I got into a thing with critics after Cop Out where I had a real weird relationship with them and I’d started paying them too much attention. Even from day one with Clerks, I was always told I had to love and respect and kiss the ass of the critical community because they're the conduit between you and the audience, particularly if you’re a weird filmmaker. We’re talking pre-internet in 1994 where if you're making indie flicks, that’s the only way anyone is going to hear about it. And then the world changed, and I can now get in touch with the audience directly. I don’t have to rely on the opinions of a few people who’ve been canonised as people who can tell you whether your movie is good or bad, I can literally ask someone who bought a ticket, I can hear from anyone with an internet connection. So for years I played the game all filmmakers play where you smile through the bad reviews and engage when the reviews are good, and I got kind of sick of it. How can anyone tell me that I failed at self-expression? Art is subjective, when someone self-expresses, there’s no failure, there’s no wrong way. It got to a point where I thought ‘I'm done with this backwards nonsense’. I realised with Red State that I had to cut ties with the critical community, there’s no way I could have been as free as I was making this movie if I was worried about what people would think about it afterwards.
What were some of your horror influences going into Red
State?
Rosemary’s Baby was a huge influence, because the creepiness of that flick is how normal everyone comes across. Ruth Gordon and all those senior citizens in that movie, they come across so sickeningly normal that it makes it even more terrifying. There’s also an exploitation film from the 70s I was always scared of called Race with the Devil, with Warren Oates and Peter Fonda camped out in the desert and they discover a Satanist cult who chase them across the desert in their Winnebago. So those devil worship movies really captured my imagination.
The distribution of the film in the States was unusual,
where you took it on the road one city at a time. What was your thinking behind
that?
The conventional wisdom is you got to spend money to make
money, but I thought if I could just take this movie out there, we could make
the money back without spending any more.
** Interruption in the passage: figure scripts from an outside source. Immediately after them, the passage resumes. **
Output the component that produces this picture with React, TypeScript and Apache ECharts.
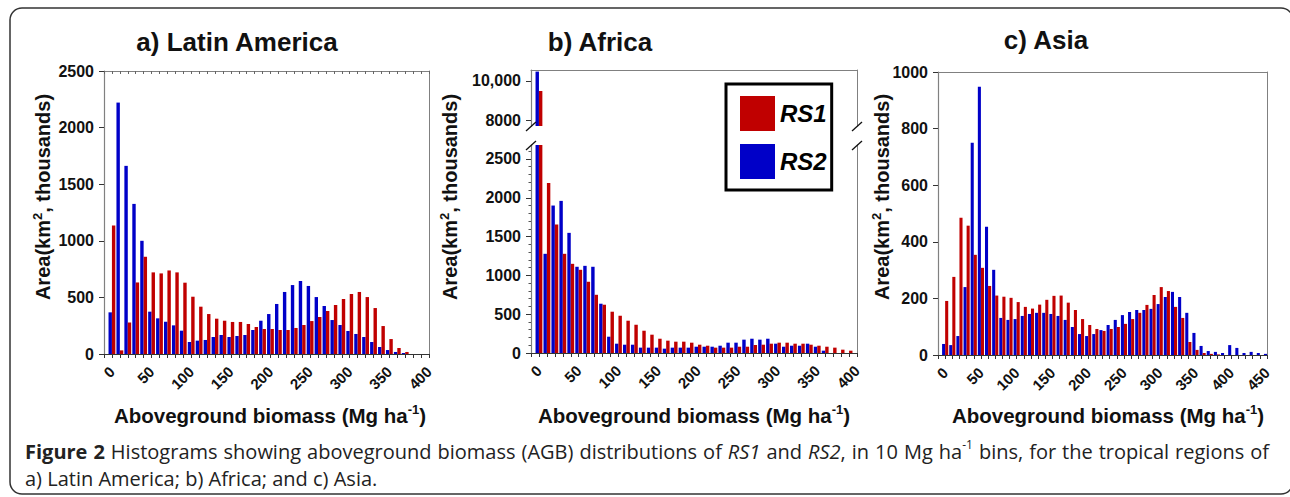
import React, { useEffect, useRef } from 'react';
import * as echarts from 'echarts';

// ---------- data (10 Mg/ha bins, area in km2 thousands) ----------
const BINS_LA = [0, 10, 20, 30, 40, 50, 60, 70, 80, 90, 100, 110, 120, 130, 140, 150, 160, 170, 180, 190, 200, 210, 220, 230, 240, 250, 260, 270, 280, 290, 300, 310, 320, 330, 340, 350, 360, 370];
const LA_RS1 = [1135, 32, 279, 632, 859, 721, 712, 738, 721, 630, 506, 418, 353, 312, 294, 283, 283, 265, 238, 221, 221, 212, 212, 230, 256, 291, 327, 380, 433, 486, 530, 548, 503, 406, 247, 132, 53, 18];
const LA_RS2 = [368, 2221, 1662, 1326, 1000, 374, 315, 285, 253, 206, 106, 118, 124, 150, 168, 150, 159, 168, 212, 294, 353, 442, 548, 609, 645, 601, 503, 424, 300, 256, 203, 177, 150, 106, 62, 35, 18, 9];

const BINS_AF = [0, 10, 20, 30, 40, 50, 60, 70, 80, 90, 100, 110, 120, 130, 140, 150, 160, 170, 180, 190, 200, 210, 220, 230, 240, 250, 260, 270, 280, 290, 300, 310, 320, 330, 340, 350, 360, 370, 380, 390];
const AF_RS1 = [9487, 2191, 1655, 1278, 1149, 1072, 918, 750, 622, 532, 480, 416, 364, 287, 236, 184, 159, 146, 146, 133, 107, 94, 69, 69, 69, 81, 81, 103, 107, 120, 133, 133, 120, 120, 107, 94, 81, 69, 43, 30];
const AF_RS2 = [10479, 1278, 1900, 1960, 1548, 1111, 1123, 1111, 635, 210, 120, 107, 107, 69, 69, 69, 56, 69, 69, 69, 81, 81, 81, 94, 133, 133, 172, 184, 172, 184, 120, 81, 94, 94, 120, 81, 30, 0, 0, 0];

const BINS_AS = [0, 10, 20, 30, 40, 50, 60, 70, 80, 90, 100, 110, 120, 130, 140, 150, 160, 170, 180, 190, 200, 210, 220, 230, 240, 250, 260, 270, 280, 290, 300, 310, 320, 330, 340, 350, 360, 370, 380, 390, 400, 410, 420, 430, 440, 450];
const AS_RS1 = [191, 276, 485, 457, 354, 308, 244, 210, 206, 202, 187, 170, 164, 178, 195, 209, 210, 185, 159, 127, 106, 92, 85, 92, 99, 110, 127, 149, 177, 212, 240, 226, 170, 131, 46, 18, 7, 4, 2, 0, 0, 0, 0, 0, 0, 0];
const AS_RS2 = [39, 35, 67, 240, 750, 948, 453, 301, 131, 124, 127, 138, 145, 149, 149, 145, 138, 124, 99, 74, 67, 74, 88, 106, 124, 141, 152, 159, 159, 163, 180, 205, 223, 205, 149, 78, 32, 14, 11, 7, 35, 25, 7, 11, 7, 4];

const Y_TICKS_AF_LOW = [0, 500, 1000, 1500, 2000, 2500];
const Y_TICKS_AF_HIGH = [8000, 10000];

const PANEL_TITLES = ['a) Latin America', 'b) Africa', 'c) Asia'];
const SERIES_NAMES = ['RS1', 'RS2'];

// ---------- styling ----------
const FONT = '"Liberation Sans", Arial, Helvetica, sans-serif';
const CAP_FONT = '"Open Sans"';
const RED = '#C00000';
const BLUE = '#0000C8';
const GRAY = '#808080';
const INK = '#111';
const CAP_SIZE = 20;

function pairs(bins: number[], vals: number[]) {
  return bins.map((b, i) => [b, vals[i]]);
}

const plain = (v: number) => (v === 10000 ? '10,000' : String(Math.round(v)));

function xBottom(grid: number, max: number) {
  return {
    type: 'value', gridIndex: grid, position: 'bottom', min: -10, max, interval: 10,
    axisLine: { show: true, onZero: false, lineStyle: { color: '#333', width: 1.2 } },
    axisTick: { show: true, length: 4, lineStyle: { color: '#333' } },
    axisLabel: {
      show: true, rotate: 45, margin: 15, fontSize: 15, fontWeight: 'bold', fontFamily: FONT, color: INK,
      formatter: (v: number) => { const r = Math.round(v); return r >= 0 && r % 50 === 0 ? String(r) : ''; },
    },
    splitLine: { show: false },
  };
}
function xTop(grid: number, max: number, ticks: boolean) {
  return {
    type: 'value', gridIndex: grid, position: 'top', min: -10, max, interval: 10,
    axisLine: { show: true, onZero: false, lineStyle: { color: GRAY } },
    axisTick: { show: ticks, inside: true, length: 3, lineStyle: { color: '#666' } },
    axisLabel: { show: false }, splitLine: { show: false },
  };
}
function yRight(grid: number) {
  return {
    type: 'value', gridIndex: grid, position: 'right',
    axisLine: { show: true, onZero: false, lineStyle: { color: GRAY } },
    axisTick: { show: false }, axisLabel: { show: false }, splitLine: { show: false },
  };
}
const yLabel = (extra: any) => ({ margin: 10, fontSize: 16, fontWeight: 'bold', fontFamily: FONT, color: INK, formatter: plain, ...extra });
function yLeft(grid: number, extra: any) {
  return {
    type: 'value', gridIndex: grid, position: 'left',
    axisLine: { show: true, onZero: false, lineStyle: { color: GRAY, width: 1.2 } },
    axisTick: { show: true, length: 5, lineStyle: { color: '#333' } },
    axisLabel: yLabel({}),
    splitLine: { show: false },
    ...extra,
  };
}
function bars(name: string, color: string, xi: number, yi: number, data: number[][]) {
  return {
    type: 'bar', name, xAxisIndex: xi, yAxisIndex: yi, data,
    itemStyle: { color }, barGap: '0%', barCategoryGap: '14%', clip: true, silent: true,
    emphasis: { disabled: true },
  };
}

function supText(main1: string, sup: string, main2: string, size: number, supSize: number) {
  return {
    text: `{n|${main1}}{s|${sup}}{n|${main2}}`,
    rich: {
      n: { fontSize: size, fontWeight: 'bold', fontFamily: FONT, fill: INK, lineHeight: size + 4 },
      s: { fontSize: supSize, fontWeight: 'bold', fontFamily: FONT, fill: INK, verticalAlign: 'top', lineHeight: supSize + 1 },
    },
  };
}

const CAP_LINE1: [string, string][][] = [
  [['Figure', 'b']], [['2', 'b']], [['Histograms', 'n']], [['showing', 'n']], [['aboveground', 'n']],
  [['biomass', 'n']], [['(AGB)', 'n']], [['distributions', 'n']], [['of', 'n']], [['RS1', 'i']],
  [['and', 'n']], [['RS2', 'i'], [',', 'n']], [['in', 'n']], [['10', 'n']], [['Mg', 'n']],
  [['ha', 'n'], ['-1', 's']], [['bins,', 'n']], [['for', 'n']], [['the', 'n']], [['tropical', 'n']],
  [['regions', 'n']], [['of', 'n']],
];
const CAP_LINE2 = 'a) Latin America; b) Africa; and c) Asia.';

function capFont(style: string) {
  if (style === 'b') return `bold ${CAP_SIZE}px ${CAP_FONT}`;
  if (style === 'i') return `italic ${CAP_SIZE}px ${CAP_FONT}`;
  if (style === 's') return `${Math.round(CAP_SIZE * 0.6)}px ${CAP_FONT}`;
  return `${CAP_SIZE}px ${CAP_FONT}`;
}

function buildCaption(targetWidth: number) {
  const canvas = document.createElement('canvas');
  const ctx = canvas.getContext('2d') as CanvasRenderingContext2D;
  let wordsWidth = 0;
  for (const w of CAP_LINE1) for (const [t, s] of w) { ctx.font = capFont(s); wordsWidth += ctx.measureText(t).width; }
  const gaps = CAP_LINE1.length - 1;
  const sp = Math.max(3, (targetWidth - wordsWidth) / gaps);
  const text = CAP_LINE1.map((w) => w.map(([t, s]) => `{${s}|${t}}`).join('')).join('{sp| }');
  const base = { fontFamily: CAP_FONT, fontSize: CAP_SIZE, fill: '#222', lineHeight: CAP_SIZE + 5 };
  const rich = {
    n: { ...base },
    b: { ...base, fontWeight: 'bold' },
    i: { ...base, fontStyle: 'italic' },
    s: { ...base, fontSize: Math.round(CAP_SIZE * 0.6), lineHeight: Math.round(CAP_SIZE * 0.6) + 1, verticalAlign: 'top' },
    sp: { ...base, width: sp },
  };
  return { text, rich };
}

export default function App() {
  const ref = useRef<HTMLDivElement>(null);
  useEffect(() => {
    if (!ref.current) return;
    const chart = echarts.init(ref.current, null, { renderer: 'svg' });
    const cap = buildCaption(1244);
    const yT = supText('Area(km', '2', ', thousands)', 20, 13);
    const xT = supText('Aboveground biomass (Mg ha', '-1', ')', 20.5, 13);
    const titleStyle = { fontSize: 26, fontWeight: 'bold', fontFamily: FONT, fill: INK, align: 'center', verticalAlign: 'middle' };
    const brk = (x1: number, y1: number, x2: number, y2: number) => ({
      type: 'line', shape: { x1, y1, x2, y2 }, style: { stroke: '#111', lineWidth: 1.3 }, z: 100,
    });

    const option: any = {
      animation: false,
      backgroundColor: '#fff',
      grid: [
        { left: 104, top: 71, width: 325, height: 283, outerBoundsMode: 'none' },
        { left: 531, top: 70, width: 326, height: 56, outerBoundsMode: 'none' },
        { left: 531, top: 145, width: 326, height: 208, outerBoundsMode: 'none' },
        { left: 938, top: 72, width: 329, height: 283, outerBoundsMode: 'none' },
      ],
      xAxis: [
        xBottom(0, 400),
        xTop(0, 400, true),
        { type: 'value', gridIndex: 1, min: -10, max: 400, show: false },
        xTop(1, 400, false),
        xBottom(2, 400),
        xBottom(3, 450),
        xTop(3, 450, false),
      ],
      yAxis: [
        yLeft(0, { min: 0, max: 2500, interval: 500 }),
        yRight(0),
        yLeft(1, {
          min: 7700, max: 10560,
          axisTick: { show: true, length: 5, lineStyle: { color: '#333' }, customValues: Y_TICKS_AF_HIGH },
          axisLabel: yLabel({ customValues: Y_TICKS_AF_HIGH }),
        }),
        yRight(1),
        yLeft(2, {
          min: 0, max: 2680, interval: 500,
          axisTick: { show: true, length: 5, lineStyle: { color: '#333' }, customValues: Y_TICKS_AF_LOW },
          axisLabel: yLabel({ customValues: Y_TICKS_AF_LOW }),
          minorTick: { show: true, splitNumber: 5, length: 2.5, lineStyle: { color: '#555' } },
        }),
        yRight(2),
        yLeft(3, { min: 0, max: 1000, interval: 200 }),
        yRight(3),
      ],
      legend: {
        data: SERIES_NAMES, orient: 'vertical', left: 726, top: 84,
        itemWidth: 35, itemHeight: 35, itemGap: 13, padding: [12, 5, 11, 14],
        borderColor: '#000', borderWidth: 3, backgroundColor: '#fff', icon: 'rect', selectedMode: false,
        textStyle: { fontSize: 24, fontWeight: 'bold', fontStyle: 'italic', fontFamily: FONT, color: '#000' },
      },
      series: [
        bars('RS2', BLUE, 0, 0, pairs(BINS_LA, LA_RS2)),
        bars('RS1', RED, 0, 0, pairs(BINS_LA, LA_RS1)),
        bars('RS2', BLUE, 2, 2, pairs(BINS_AF, AF_RS2)),
        bars('RS1', RED, 2, 2, pairs(BINS_AF, AF_RS1)),
        bars('RS2', BLUE, 4, 4, pairs(BINS_AF, AF_RS2)),
        bars('RS1', RED, 4, 4, pairs(BINS_AF, AF_RS1)),
        bars('RS2', BLUE, 5, 6, pairs(BINS_AS, AS_RS2)),
        bars('RS1', RED, 5, 6, pairs(BINS_AS, AS_RS1)),
      ],
      graphic: [
        { type: 'rect', shape: { x: 10, y: 8, width: 1283, height: 486, r: 12 }, style: { fill: 'none', stroke: '#333', lineWidth: 1.5 }, z: -1 },
        { type: 'text', x: 237, y: 42, style: { text: PANEL_TITLES[0], ...titleStyle } },
        { type: 'text', x: 600, y: 42, style: { text: PANEL_TITLES[1], ...titleStyle } },
        { type: 'text', x: 1046, y: 40, style: { text: PANEL_TITLES[2], ...titleStyle } },
        { type: 'text', x: 43, y: 197, rotation: Math.PI / 2, style: { ...yT, align: 'center', verticalAlign: 'middle' } },
        { type: 'text', x: 450, y: 197, rotation: Math.PI / 2, style: { ...yT, align: 'center', verticalAlign: 'middle' } },
        { type: 'text', x: 882, y: 197, rotation: Math.PI / 2, style: { ...yT, align: 'center', verticalAlign: 'middle' } },
        { type: 'text', x: 270, y: 415, style: { ...xT, align: 'center', verticalAlign: 'middle' } },
        { type: 'text', x: 694, y: 415, style: { ...xT, align: 'center', verticalAlign: 'middle' } },
        { type: 'text', x: 1108, y: 415, style: { ...xT, align: 'center', verticalAlign: 'middle' } },
        brk(526, 131, 536, 122), brk(526, 150, 536, 141),
        brk(852, 131, 862, 122), brk(852, 150, 862, 141),
        { type: 'text', x: 25, y: 451, style: { ...cap, align: 'left', verticalAlign: 'middle' } },
        {
          type: 'text', x: 25, y: 478,
          style: { text: CAP_LINE2, fontFamily: CAP_FONT, fontSize: CAP_SIZE, fill: '#222', align: 'left', verticalAlign: 'middle' },
        },
      ],
    };
    chart.setOption(option);
    return () => chart.dispose();
  }, []);
  return <div ref={ref} style={{ position: 'absolute', left: 0, top: 0, width: 1290, height: 497, background: '#fff' }} />;
}
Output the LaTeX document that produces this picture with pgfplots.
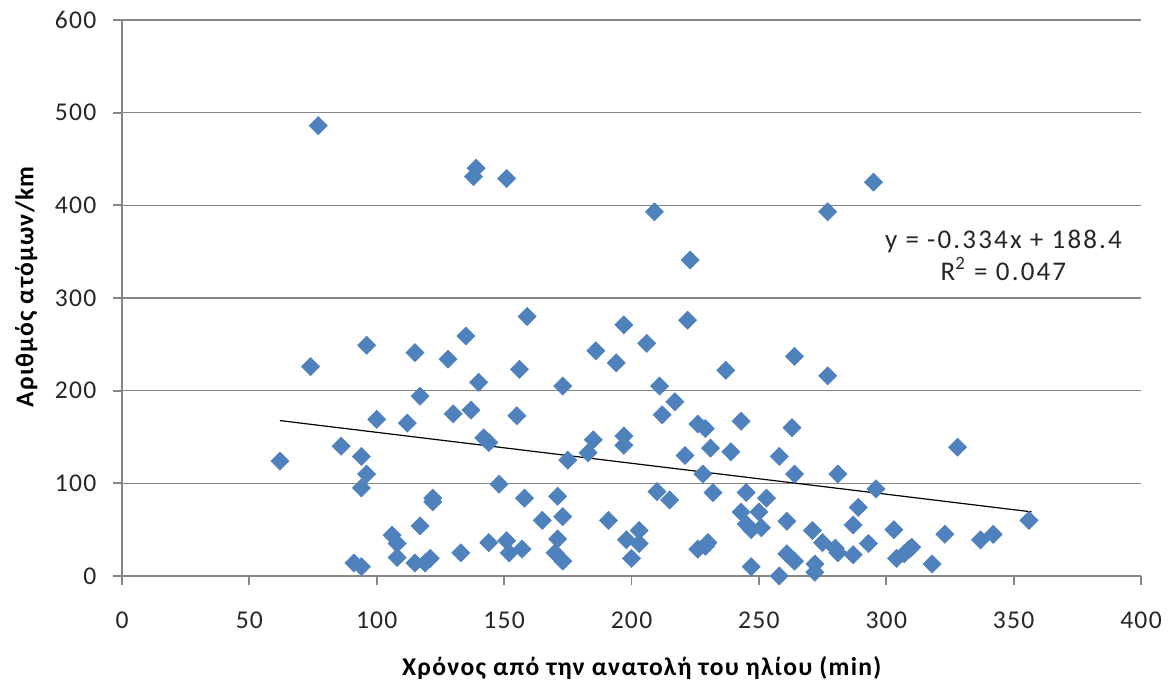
\documentclass[border=0pt]{standalone}
\usepackage{pgfplots}
\pgfplotsset{compat=1.18}
\usepackage{fontspec}
\setmainfont{Carlito}
\newfontfamily\lsA[LetterSpace=5]{Carlito}
\newfontfamily\lsB[LetterSpace=8]{Carlito}
\definecolor{ptblue}{HTML}{4F81BD}
\definecolor{gridgray}{HTML}{868686}
\begin{document}
\fontsize{12.5bp}{15bp}\selectfont
\begin{tikzpicture}
\begin{axis}[
  name=ax,
  scale only axis=true,
  width=509.5bp, height=278bp,
  xmin=0, xmax=400, ymin=0, ymax=600,
  xtick={0,50,...,400}, ytick={0,100,...,600},
  axis x line*=bottom, axis y line*=left,
  axis line style={gridgray, line width=0.9bp, -},
  ymajorgrids=true,
  major grid style={gridgray, line width=0.7bp},
  tick align=outside,
  major tick length=4.5bp,
  tick style={gridgray, line width=0.9bp},
  /pgf/number format/assume math mode=true,
  ticklabel style={font=\lsA\fontsize{12.8bp}{15bp}\selectfont, text=black!85},
  yticklabel style={xshift=-4bp},
  xticklabel style={yshift=-9bp},
  xlabel={\bfseries Χρόνος από την ανατολή του ηλίου (min)},
  ylabel={\bfseries Αριθμός ατόμων/km},
  every axis x label/.style={at={(axis description cs:0.51,0)}, anchor=center, yshift=-46bp, font=\lsA\fontsize{12.8bp}{15bp}\selectfont},
  every axis y label/.style={at={(axis description cs:-0.094,0.52)}, anchor=center, rotate=90, font=\lsA\fontsize{12.8bp}{15bp}\selectfont},
  clip=false,
]
\addplot[only marks, mark=square*, mark size=3.2bp, mark options={rotate=45, fill=ptblue, draw=ptblue, line width=0.3bp}] coordinates {
(77,486) (138,431) (139,440) (151,429) (209,393) (223,341) (277,393) (295,425)
(74,226) (62,124) (86,140) (96,249) (100,169) (94,129) (94,95) (96,110)
(91,14) (94,10) (112,165) (115,241) (117,194) (117,54) (106,44) (108,35)
(108,20) (115,14) (119,14) (121,19) (122,84) (122,80) (128,234) (130,175)
(135,259) (137,179) (133,25) (140,209) (142,149) (144,144) (144,36) (148,99)
(151,38) (152,25) (157,29) (158,84) (155,173) (156,223) (159,280) (165,60)
(173,205) (171,86) (171,40) (170,25) (173,16) (173,64) (175,125) (183,133)
(185,147) (186,243) (191,60) (194,230) (197,271) (197,151) (197,141) (198,39)
(200,19) (203,35) (203,49) (206,251) (210,91) (211,205) (212,174) (215,82)
(217,188) (221,130) (222,276) (226,164) (229,159) (231,138) (228,110) (232,90)
(226,29) (229,32) (230,36) (237,222) (239,134) (243,167) (243,69) (245,90)
(245,56) (247,50) (247,10) (250,69) (251,52) (253,84) (258,129) (258,0)
(261,59) (261,24) (263,160) (264,237) (264,110) (264,16) (271,49) (272,13)
(272,4) (275,36) (277,216) (281,110) (280,30) (281,25) (287,23) (287,55)
(289,74) (293,35) (296,94) (303,50) (304,19) (307,24) (309,29) (310,31)
(318,13) (323,45) (328,139) (337,39) (342,45) (356,60)
};
\addplot[black, line width=0.6bp] coordinates {(62,167.7) (357,69.2)};
\node[align=center, text=black!85, font=\lsB\fontsize{13.5bp}{16bp}\selectfont] at (axis cs:346,346.5) {y = -0.334x + 188.4\\R\textsuperscript{2} = 0.047};
\end{axis}
\pgfresetboundingbox
\path[use as bounding box] ([xshift=-61bp,yshift=-54bp]ax.south west) rectangle ([xshift=13.5bp,yshift=10bp]ax.north east);
\end{tikzpicture}
\end{document}
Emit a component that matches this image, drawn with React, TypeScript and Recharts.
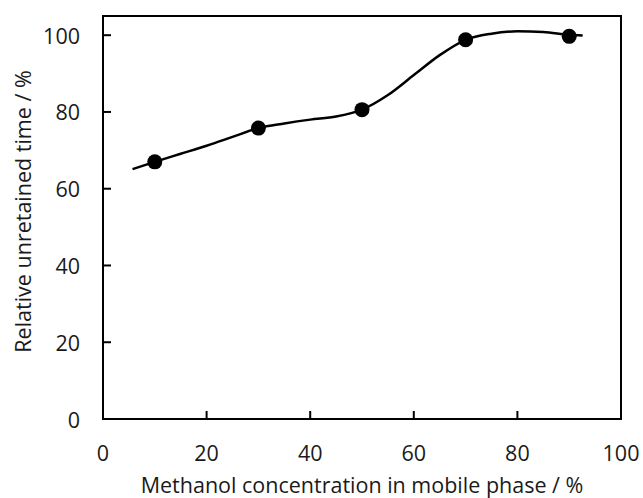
import {
  ComposedChart,
  Line,
  Scatter,
  XAxis,
  YAxis,
  ReferenceArea,
} from "recharts";

// measured points
const methanolPct = [10, 30, 50, 70, 90];
const relativeTime = [67, 75.8, 80.6, 98.8, 99.7];

// smooth trend line
const curveX = [5.7, 10, 15, 20, 25, 30, 35, 40, 45, 50, 55, 60, 65, 70, 75, 80, 85, 90, 92.6];
const curveY = [65.1, 67, 69.1, 71.2, 73.5, 75.8, 77, 78, 78.8, 80.6, 84.4, 89.6, 94.8, 98.8, 100.4, 101, 100.8, 100.1, 99.9];

const xTicks = [0, 20, 40, 60, 80, 100];
const yTicks = [0, 20, 40, 60, 80, 100];

const points = methanolPct.map((x, i) => ({ x, y: relativeTime[i] }));
const curve = curveX.map((x, i) => ({ x, y: curveY[i] }));

const FONT = "'Open Sans', 'Noto Sans', sans-serif";
const TEXT = "#1a1a1a";
const FS = 21.5;

function XTick(props: any) {
  const { x, y, payload } = props;
  return (
    <g>
      <line x1={x} y1={y} x2={x} y2={y - 8} stroke="#000" strokeWidth={2} />
      <text x={x} y={y + 33} textAnchor="middle" dominantBaseline="central" fontSize={FS} fill={TEXT} fontFamily={FONT}>
        {payload.value}
      </text>
    </g>
  );
}

function YTick(props: any) {
  const { x, y, payload } = props;
  return (
    <g>
      <line x1={x} y1={y} x2={x + 8} y2={y} stroke="#000" strokeWidth={2} />
      <text x={x - 23} y={y} textAnchor="end" dominantBaseline="central" fontSize={FS} fill={TEXT} fontFamily={FONT}>
        {payload.value}
      </text>
    </g>
  );
}

function Dot(props: any) {
  return <circle cx={props.cx} cy={props.cy} r={7.5} fill="#000" />;
}

export default function App() {
  return (
    <div style={{ position: "absolute", left: 0, top: 0, background: "#fff", fontFamily: FONT }}>
      <ComposedChart width={643} height={498} margin={{ top: 16, right: 22, bottom: 0, left: 0 }}>
        <XAxis
          type="number"
          dataKey="x"
          domain={[0, 100]}
          ticks={xTicks}
          tickLine={false}
          tickSize={0}
          tickMargin={0}
          tick={<XTick />}
          height={79}
          axisLine={{ stroke: "#000", strokeWidth: 2 }}
          label={{
            content: ({ viewBox }: any) => (
              <text
                x={viewBox.x + viewBox.width / 2}
                y={484}
                textAnchor="middle"
                dominantBaseline="central"
                fontSize={FS}
                fill={TEXT}
                fontFamily={FONT}
              >
                Methanol concentration in mobile phase / %
              </text>
            ),
          }}
        />
        <YAxis
          type="number"
          dataKey="y"
          domain={[0, 105]}
          ticks={yTicks}
          tickLine={false}
          tickSize={0}
          tickMargin={0}
          tick={<YTick />}
          width={103}
          axisLine={{ stroke: "#000", strokeWidth: 2 }}
          label={{
            content: ({ viewBox }: any) => {
              const cx = viewBox.x + 22;
              const cy = viewBox.y + viewBox.height / 2 - 6;
              return (
                <text
                  x={cx}
                  y={cy}
                  transform={`rotate(-90 ${cx} ${cy})`}
                  textAnchor="middle"
                  dominantBaseline="central"
                  fontSize={FS}
                  fill={TEXT}
                  fontFamily={FONT}
                >
                  Relative unretained time / %
                </text>
              );
            },
          }}
        />
        <ReferenceArea x1={0} x2={100} y1={0} y2={105} fill="none" stroke="#000" strokeWidth={2} ifOverflow="visible" />
        <Line
          data={curve}
          dataKey="y"
          type="monotone"
          stroke="#000"
          strokeWidth={2.5}
          dot={false}
          activeDot={false}
          isAnimationActive={false}
        />
        <Scatter data={points} dataKey="y" fill="#000" shape={<Dot />} isAnimationActive={false} />
      </ComposedChart>
    </div>
  );
}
My philosophy was we already spent
the money, we made the fucking movie, but spending more than that to reach the
audience in a world where I could tweet them or do a podcast or a radio or TV show
for free, why are we spending all this money to get to the same place? So I then
took the philosophy of less is more to the next degree in terms of marketing,
just go after the audience. I've been through the release of a movie nine times
prior to this, so I pretty much know what to expect. But the nice thing about
Red State is it’s being going on now for almost a year since we found out we
were in Sundance, so for a year without spending a dime I've just been stoking
fires, showing it places, showing it over here in the UK, which brings it back
to life again while it’s still live in the States. My hope is it never totally
goes to sleep, like a conventional film with its theatrical run, home video and
then that’s it. I want to see if, let’s say two years from now, I can still
take Red State out, sell out a 500 seat venue and still charge a premium for
it, even though the movie will be on DVD. I could literally go anywhere in the States
or the UK and throw a screening of Red State on, I'll do a Q&A after it, 20
bucks, and people will still come out. And you put that money into a box office
chart every month and that movie is still alive, generally you don’t see a two
year old movie in the box office chart. I'm not doing it for financial gain, I just
want to see if it can be done, and that’s the very essence of art.